Federal Reserve Bank of New York President and CEO William C. Dudley spoke recently in Puerto Rico on the lessons learned from crises faced in other places, and how Puerto Rico can look forward to economic growth.
“The Island has been suffering from a vicious cycle,” Dudley began. “As employment declines, people move to the mainland to find jobs. Accordingly, economic activity and tax revenues decline, forcing the government to raise taxes and cut spending, which further reduces employment and prompts still more residents to move. At this point, the outlook for anyone who has been living here must be bleak, and it may be hard to imagine this situation turning around anytime soon. And yet, history tells us that a turnaround, though not inevitable, is indeed achievable.”

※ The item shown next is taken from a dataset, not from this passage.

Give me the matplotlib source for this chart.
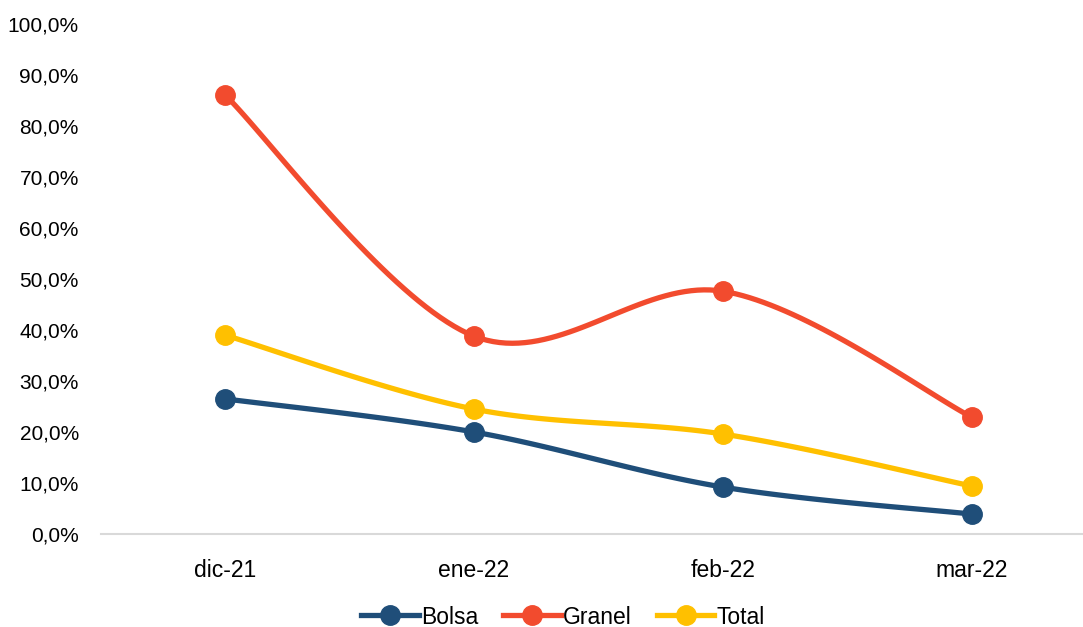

He listed a number of U.S. cities that lost the power to make their own financial decisions and ended up under the control of a fiscal oversight board, just as Puerto Rico has. These cities also suffered a loss of population and had to make uncomfortable changes to adjust to new economic realities. “The economic pain was also very real,” he acknowledged, citing the large numbers of government workers who lost their jobs in New York City during its downturn in the 1970’s.
Dudley then moved on to changes that could improve Puerto Rico’s position. He pointed out that residents and businesses in Puerto Rico pay twice as much for electricity as people do in the states, and that water bills are also high. Utilities are less reliable in Puerto Rico than in most parts of the mainland U.S., and that affects corporations’ willingness to invest. “Streamlining regulations” is another area of opportunity, according to Dudley.
He spoke also about the value of extending the Earned Income Tax Credit (EITC) to Puerto Rico. This tax credit, designed for working families who typically do not earn enough to pay federal income taxes, has provided an incentive to work and lifted families out of poverty in the States. It does not apply to Puerto Rico, but many leaders have suggested that it should. Dudley suggested that the current tax structure in Puerto Rico “creates disincentives to work.”
The call to diversify industries on the Island and make it easier to do business there meshes with Governor-Elect Rosello’s plan to make it clear that “Puerto Rico is open for business.”